Write out the material exactly. Do not include the pictures.

※ ※ ※

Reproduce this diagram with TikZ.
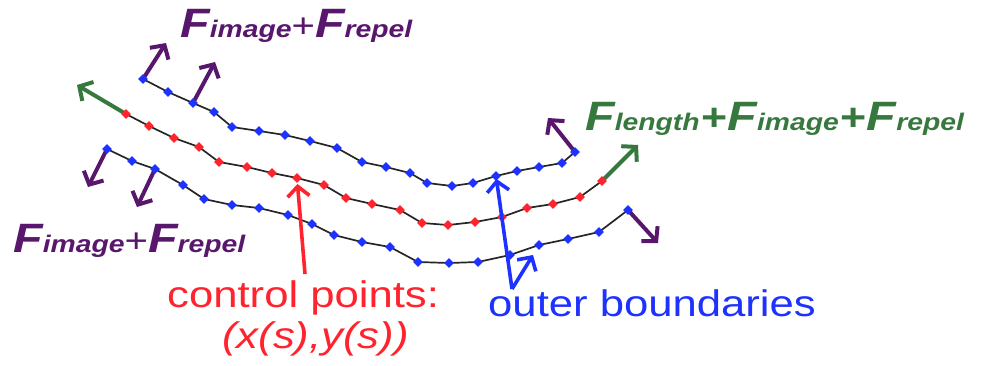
\documentclass[tikz,border=0pt]{standalone}
\usepackage{fontspec}
\setmainfont{Liberation Sans}
\newfontfamily\labfont[FakeStretch=1.18]{Liberation Sans}
\usetikzlibrary{shapes.geometric,arrows.meta}
\definecolor{fpurple}{RGB}{88,22,108}
\definecolor{fgreen}{RGB}{55,120,62}
\definecolor{cred}{RGB}{255,35,45}
\definecolor{cblue}{RGB}{30,50,255}
\newcommand\BigF{{\fontsize{41}{41}\selectfont\bfseries\itshape F}}
\newcommand\SubT[1]{{\fontsize{24}{24}\selectfont\bfseries\itshape #1}}
\newcommand\ThinPlus{{\fontsize{34}{34}\selectfont +}}
\newcommand\BoldPlus{{\fontsize{38}{38}\selectfont\bfseries +}}
\tikzset{
  curve/.style={draw=black!85, line width=1.7pt, line join=round},
  bdot/.style={diamond, fill=cblue, inner sep=0pt, minimum size=10pt},
  rdot/.style={diamond, fill=cred, inner sep=0pt, minimum size=10pt},
  farrow/.style={line width=4pt, -{Straight Barb[length=10pt,width=22pt]}},
  parr/.style={farrow, draw=fpurple},
  garr/.style={farrow, draw=fgreen},
  rarr/.style={farrow, draw=cred, line width=3.6pt},
  blarr/.style={farrow, draw=cblue, line width=3.6pt},
  lbl/.style={inner sep=0pt, anchor=base west, font=\labfont},
}
\begin{document}
\begin{tikzpicture}[x=1pt,y=-1pt]
\useasboundingbox (0,0) rectangle (982,365);
% control point coordinates
\foreach \px/\py [count=\i] in {143/79,168/92,193/103,214/112,232/127,259/131,285/135,310/141,337/148,362/162,386/167,410/173,427/183,452/186,473/183,496/176,517/171,539/167,562/163,575/152}
  \coordinate (t\i) at (\px,\py);
\foreach \px/\py [count=\i] in {126/114,149/126,174/138,199/147,219/162,247/167,272/173,297/178,324/185,346/198,372/204,400/210,422/223,448/225,475/222,502/217,527/208,553/204,580/197,602/181}
  \coordinate (r\i) at (\px,\py);
\foreach \px/\py [count=\i] in {107/149,132/161,155/169,183/185,204/199,232/205,259/208,288/215,312/224,334/235,362/242,390/247,418/262,449/263,478/262,510/255,539/245,568/239,599/232,628/210}
  \coordinate (b\i) at (\px,\py);
% curves
\draw[curve] (t1) \foreach \i in {2,...,20}{ -- (t\i)};
\draw[curve] (r1) \foreach \i in {2,...,20}{ -- (r\i)};
\draw[curve] (b1) \foreach \i in {2,...,20}{ -- (b\i)};
% force arrows
\coordinate (pa1) at (166,43);
\coordinate (pa2) at (215,62);
\coordinate (pa3) at (88,187);
\coordinate (pa4) at (137,207);
\coordinate (pa5) at (548,118);
\coordinate (pa6) at (658,243);
\coordinate (ga1) at (77,85);
\coordinate (ga2) at (638,145);
\draw[parr] (t1) -- (pa1);
\draw[parr] (t3) -- (pa2);
\draw[parr] (b1) -- (pa3);
\draw[parr] (b3) -- (pa4);
\draw[parr] (t20) -- (pa5);
\draw[parr] (b20) -- (pa6);
\draw[garr] (r1) -- (ga1);
\draw[garr] (r20) -- (ga2);
% dots
\foreach \i in {1,...,20}{
  \node[bdot] (td\i) at (t\i) {};
  \node[rdot] (rd\i) at (r\i) {};
  \node[bdot] (bd\i) at (b\i) {};
}
% labels
\node[lbl, text=fpurple] (ltop) at (180,37) {\BigF\SubT{image}\ThinPlus\BigF\SubT{repel}};
\node[lbl, text=fpurple] (lbot) at (13,252) {\BigF\SubT{image}\ThinPlus\BigF\SubT{repel}};
\node[lbl, text=fgreen] (lgreen) at (585,130) {\BigF\SubT{length}\,\BoldPlus\BigF\SubT{image}\,\BoldPlus\BigF\SubT{repel}};
\node[lbl, text=cred, font=\labfont\fontsize{37}{37}\selectfont] (lcp) at (167,307) {control points:};
\node[lbl, text=cred, font=\labfont\fontsize{37}{37}\selectfont\itshape] (lxy) at (222,348) {(x(s),y(s))};
\node[lbl, text=cblue, font=\labfont\fontsize{37}{37}\selectfont] (lob) at (488,316) {outer boundaries};
% pointer arrows
\coordinate (rs) at (305,274);
\coordinate (bs) at (512,289);
\coordinate (btip) at (533,255);
\draw[rarr, shorten >=6pt] (rs) -- (r8);
\draw[blarr, shorten >=3pt] (bs) -- (t16);
\draw[blarr] (bs) -- (btip);
\end{tikzpicture}
\end{document}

※ ※ ※

◆ RESPONSE TO THE TASK:
Reproduce this diagram with TikZ.
\documentclass[tikz,border=0pt]{standalone}
\usepackage{fontspec}
\setmainfont{Liberation Sans}
\newfontfamily\labfont[FakeStretch=1.18]{Liberation Sans}
\usetikzlibrary{shapes.geometric,arrows.meta}
\definecolor{fpurple}{RGB}{88,22,108}
\definecolor{fgreen}{RGB}{55,120,62}
\definecolor{cred}{RGB}{255,35,45}
\definecolor{cblue}{RGB}{30,50,255}
\newcommand\BigF{{\fontsize{41}{41}\selectfont\bfseries\itshape F}}
\newcommand\SubT[1]{{\fontsize{24}{24}\selectfont\bfseries\itshape #1}}
\newcommand\ThinPlus{{\fontsize{34}{34}\selectfont +}}
\newcommand\BoldPlus{{\fontsize{38}{38}\selectfont\bfseries +}}
\tikzset{
  curve/.style={draw=black!85, line width=1.7pt, line join=round},
  bdot/.style={diamond, fill=cblue, inner sep=0pt, minimum size=10pt},
  rdot/.style={diamond, fill=cred, inner sep=0pt, minimum size=10pt},
  farrow/.style={line width=4pt, -{Straight Barb[length=10pt,width=22pt]}},
  parr/.style={farrow, draw=fpurple},
  garr/.style={farrow, draw=fgreen},
  rarr/.style={farrow, draw=cred, line width=3.6pt},
  blarr/.style={farrow, draw=cblue, line width=3.6pt},
  lbl/.style={inner sep=0pt, anchor=base west, font=\labfont},
}
\begin{document}
\begin{tikzpicture}[x=1pt,y=-1pt]
\useasboundingbox (0,0) rectangle (982,365);
% control point coordinates
\foreach \px/\py [count=\i] in {143/79,168/92,193/103,214/112,232/127,259/131,285/135,310/141,337/148,362/162,386/167,410/173,427/183,452/186,473/183,496/176,517/171,539/167,562/163,575/152}
  \coordinate (t\i) at (\px,\py);
\foreach \px/\py [count=\i] in {126/114,149/126,174/138,199/147,219/162,247/167,272/173,297/178,324/185,346/198,372/204,400/210,422/223,448/225,475/222,502/217,527/208,553/204,580/197,602/181}
  \coordinate (r\i) at (\px,\py);
\foreach \px/\py [count=\i] in {107/149,132/161,155/169,183/185,204/199,232/205,259/208,288/215,312/224,334/235,362/242,390/247,418/262,449/263,478/262,510/255,539/245,568/239,599/232,628/210}
  \coordinate (b\i) at (\px,\py);
% curves
\draw[curve] (t1) \foreach \i in {2,...,20}{ -- (t\i)};
\draw[curve] (r1) \foreach \i in {2,...,20}{ -- (r\i)};
\draw[curve] (b1) \foreach \i in {2,...,20}{ -- (b\i)};
% force arrows
\coordinate (pa1) at (166,43);
\coordinate (pa2) at (215,62);
\coordinate (pa3) at (88,187);
\coordinate (pa4) at (137,207);
\coordinate (pa5) at (548,118);
\coordinate (pa6) at (658,243);
\coordinate (ga1) at (77,85);
\coordinate (ga2) at (638,145);
\draw[parr] (t1) -- (pa1);
\draw[parr] (t3) -- (pa2);
\draw[parr] (b1) -- (pa3);
\draw[parr] (b3) -- (pa4);
\draw[parr] (t20) -- (pa5);
\draw[parr] (b20) -- (pa6);
\draw[garr] (r1) -- (ga1);
\draw[garr] (r20) -- (ga2);
% dots
\foreach \i in {1,...,20}{
  \node[bdot] (td\i) at (t\i) {};
  \node[rdot] (rd\i) at (r\i) {};
  \node[bdot] (bd\i) at (b\i) {};
}
% labels
\node[lbl, text=fpurple] (ltop) at (180,37) {\BigF\SubT{image}\ThinPlus\BigF\SubT{repel}};
\node[lbl, text=fpurple] (lbot) at (13,252) {\BigF\SubT{image}\ThinPlus\BigF\SubT{repel}};
\node[lbl, text=fgreen] (lgreen) at (585,130) {\BigF\SubT{length}\,\BoldPlus\BigF\SubT{image}\,\BoldPlus\BigF\SubT{repel}};
\node[lbl, text=cred, font=\labfont\fontsize{37}{37}\selectfont] (lcp) at (167,307) {control points:};
\node[lbl, text=cred, font=\labfont\fontsize{37}{37}\selectfont\itshape] (lxy) at (222,348) {(x(s),y(s))};
\node[lbl, text=cblue, font=\labfont\fontsize{37}{37}\selectfont] (lob) at (488,316) {outer boundaries};
% pointer arrows
\coordinate (rs) at (305,274);
\coordinate (bs) at (512,289);
\coordinate (btip) at (533,255);
\draw[rarr, shorten >=6pt] (rs) -- (r8);
\draw[blarr, shorten >=3pt] (bs) -- (t16);
\draw[blarr] (bs) -- (btip);
\end{tikzpicture}
\end{document}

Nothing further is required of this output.